I guess peas are back on the menu then. Thanks.

2 ounces per bird is 24 ounces, which is 680 grams. I was giving them around 400 grams per day in total, maybe a bit less. I guess I should give them about 60-100 grams (2-3.5 ounces) less. Should I decrease the amount even when winter is fast approaching?


----------



## Jay3 (May 4, 2008)

I wouldn't cut it back with winter coming. They do already depend on you. You don't know that they get fed else where. Come spring though, you could cut back if you feel the need to.

I remember when I tried to cut back years ago, and then I would see them up on the roof, looking at me, and knowing they were hungry. So then I would put out more because I felt bad for them. You can't win. But here, the hawks get so bad in the winter months, and would go after them. So they would come less and less often, til they hardly came at all. Come spring the numbers had gone down so much. Probably from starvation and hawks and the cold. I have said for years that we would stop feeding next spring, but then they show up, and I feel bad and keep feeding.


----------



## Chitownpidgie (Jun 20, 2018)

Jay3, same here. Hawks are getting bad I feel like I am using pigeons as bait when we feed them...sucks. we also say we are going to stop feeding and we never do. Going on vacation for 7 days over thanksgiving and already worries if the birds will be ok.


----------



## Chitownpidgie (Jun 20, 2018)

Jay3 said:


> I wouldn't cut it back with winter coming. They do already depend on you. You don't know that they get fed else where. Come spring though, you could cut back if you feel the need to.
> 
> I remember when I tried to cut back years ago, and then I would see them up on the roof, looking at me, and knowing they were hungry. So then I would put out more because I felt bad for them. You can't win. But here, the hawks get so bad in the winter months, and would go after them. So they would come less and less often, til they hardly came at all. Come spring the numbers had gone down so much. Probably from starvation and hawks and the cold. I have said for years that we would stop feeding next spring, but then they show up, and I feel bad and keep feeding.

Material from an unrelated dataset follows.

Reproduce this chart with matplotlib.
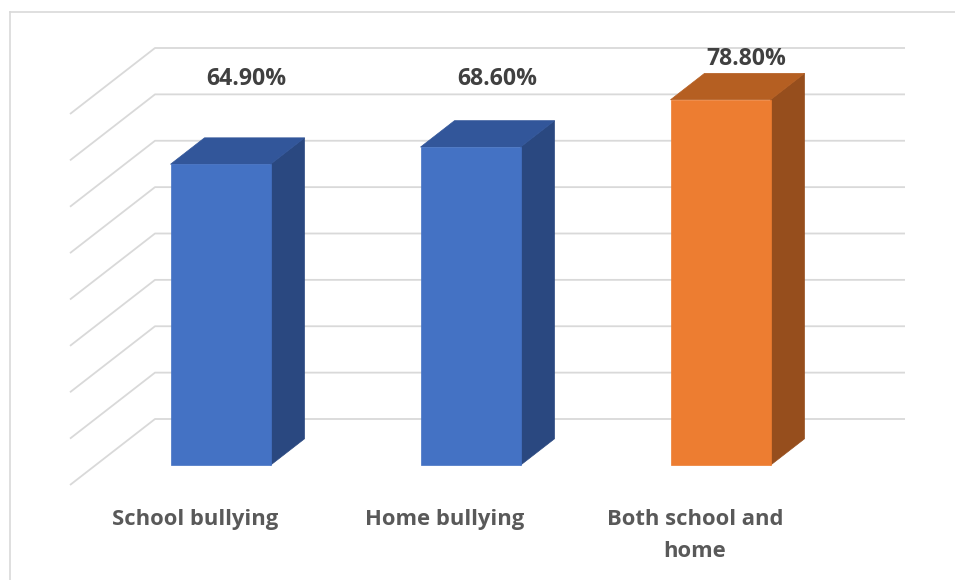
import matplotlib
matplotlib.use("Agg")
import matplotlib.pyplot as plt
from matplotlib.patches import Polygon
from matplotlib.lines import Line2D

# ---- data ----
categories = ["School bullying", "Home bullying", "Both school and\nhome"]
values = [64.9, 68.6, 78.8]
value_labels = ["64.90%", "68.60%", "78.80%"]
grid_values = list(range(0, 90, 10))

# ---- styling ----
front_colors = ["#4472C4", "#4472C4", "#ED7D31"]
top_colors = ["#32569A", "#32569A", "#B55F22"]
side_colors = ["#2A4880", "#2A4880", "#964E1D"]
grid_color = "#D9D9D9"
font = "Open Sans"

W, H, DPI = 955, 580, 100
fig = plt.figure(figsize=(W / DPI, H / DPI), dpi=DPI)
fig.patch.set_facecolor("white")

# chart frame (left and top edges)
fig.add_artist(Line2D([10 / W, 10 / W], [0, 1 - 12 / H], transform=fig.transFigure,
                      color=grid_color, lw=1.2))
fig.add_artist(Line2D([10 / W, 1], [1 - 12 / H, 1 - 12 / H], transform=fig.transFigure,
                      color=grid_color, lw=1.2))

# back wall of the 3-D plot area
ax = fig.add_axes([155 / W, (H - 419) / H, 750 / W, 371 / H])
ax.set_xlim(-0.5, 2.5)
ax.set_ylim(0, 80)
ax.axis("off")

# oblique depth direction: full depth moves 85 px left and 66 px down
p0, p1 = ax.transData.transform([[0, 0], [1, 10]])
px_per_x = p1[0] - p0[0]
px_per_y = (p1[1] - p0[1]) / 10
DX = -85 / px_per_x
DY = -66 / px_per_y


def proj(x, y, d):
    return (x + d * DX, y + d * DY)


# gridlines: back wall plus the diagonal along the side wall
for g in grid_values:
    xs, ys = zip(proj(-0.5, g, 1), proj(-0.5, g, 0), proj(2.5, g, 0))
    ax.plot(xs, ys, color=grid_color, lw=1.3, clip_on=False, zorder=1,
            solid_capstyle="butt")

# bars
half = 0.2
d_back, d_front = 0.3, 0.7
for i, v in enumerate(values):
    xl, xr = i - half, i + half
    front = [proj(xl, 0, d_front), proj(xr, 0, d_front),
             proj(xr, v, d_front), proj(xl, v, d_front)]
    top = [proj(xl, v, d_front), proj(xr, v, d_front),
           proj(xr, v, d_back), proj(xl, v, d_back)]
    side = [proj(xr, 0, d_front), proj(xr, 0, d_back),
            proj(xr, v, d_back), proj(xr, v, d_front)]
    for poly, col in ((side, side_colors[i]), (top, top_colors[i]), (front, front_colors[i])):
        ax.add_patch(Polygon(poly, closed=True, facecolor=col, edgecolor=col,
                             lw=0.5, clip_on=False, zorder=3))

# value labels above the bars
label_heights = [72.0, 72.0, 76.3]
for i, (v, txt) in enumerate(zip(values, value_labels)):
    ax.text(i - 0.133, label_heights[i], txt, ha="center", va="baseline",
            fontsize=16.6, fontweight="bold", color="#404040", family=font,
            clip_on=False, zorder=5)

# category labels along the front edge of the floor, one text per line
for i, cat in enumerate(categories):
    x, y = proj(i, 0, 1)
    for k, line in enumerate(cat.split("\n")):
        ax.text(x, y - (40 + 32 * k) / px_per_y, line, ha="center", va="baseline",
                fontsize=15.8, fontweight="bold", color="#595959", family=font,
                clip_on=False, zorder=5)

fig.savefig("out.png", dpi=DPI)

Jay3, same here. Hawks are getting bad I feel like I am using pigeons as bait when we feed them...sucks. we also say we are going to stop feeding and we never do. Going on vacation for 7 days over thanksgiving and already worries if the birds will be ok.


----------



## White Homers (Sep 22, 2016)

Be careful when feeding cracked corn. When any seed is broken open it starts going bad real quick and looses its nutritional value. Same with sunflower seeds that you buy already shelled.


----------



## Jay3 (May 4, 2008)

Cracked corn is fine if stored properly. It needs to be kept dry. Good to keep it in sealed containers during hot humid summers. But if kept right and used up before it gets old, it should be fine. Of course keeping it dry and cool is best. You can't let moisture get at it though, or it will mold quickly. That is really bad for the birds and will make them really sick. So yes, precautions need to be taken.


----------



## Chitownpidgie (Jun 20, 2018)

Jay3 said:


> Cracked corn is fine if stored properly. It needs to be kept dry. Good to keep it in sealed containers during hot humid summers. But if kept right and used up before it gets old, it should be fine. Of course keeping it dry and cool is best. You can't let moisture get at it though, or it will mold quickly. That is really bad for the birds and will make them really sick. So yes, precautions need to be taken.


I bought some popcorn kernels tonight to add to the food, are they ok?


----------



## White Homers (Sep 22, 2016)

Yes many pigeon mixes use pop corn.


----------



## Jay3 (May 4, 2008)

Many will eat the pop corn that don't like the regular corn.


----------



## Feralfeeder88 (May 23, 2017)

Just curious. I recently bought a mix with 30% corn is that enough? It also has saffflower.safflower. says it's a high energy pigeon mix. Also the birds seem more hungry. Do they actually need to eat more?


----------



## White Homers (Sep 22, 2016)

The colder it gets the hungrier they get. Mine will leave the corn for last in the summer buy now it is the first thing they eat. Safflower is great my mix has it in it.


----------



## Chitownpidgie (Jun 20, 2018)

White Homers said:


> The colder it gets the hungrier they get. Mine will leave the corn for last in the summer buy now it is the first thing they eat. Safflower is great my mix has it in it.


Went and bought popcorn kernels, added it to mix of split field peas and Hagen Dove and Pigeon feed. They really like that popcorn, thanks everyone!!


----------



## Jay3 (May 4, 2008)

I'm glad they like it. That's great! Now you'll be all set for winter.


----------



## Chitownpidgie (Jun 20, 2018)

Jay3 said:


> I'm glad they like it. That's great! Now you'll be all set for winter.


Now, so going on vacation for 7 days. Bought this can use deck screws and attach to the deck and fill with food. It would be on 3rd floor so not to worried about squirrels and raccoons. Might be a dumb idea, only quick solution I could come up with, lol will see


----------



## Jay3 (May 4, 2008)

testing testing testing testing... please ignore. This is Admin.


----------



## Jay3 (May 4, 2008)

That should work.


----------



## [email protected] (May 21, 2018)

Corn is full of carbs Wich builds fat so the pigeon dosent freeze when it really gets cold I live on east coast of these United States so January to April it's cold my birds hate corn so I give them less of evrything else till they eat there Corn! Yull be surprise how it starts disappears from the bottom of the coop!
Good luck!!
CRZYTRKR


----------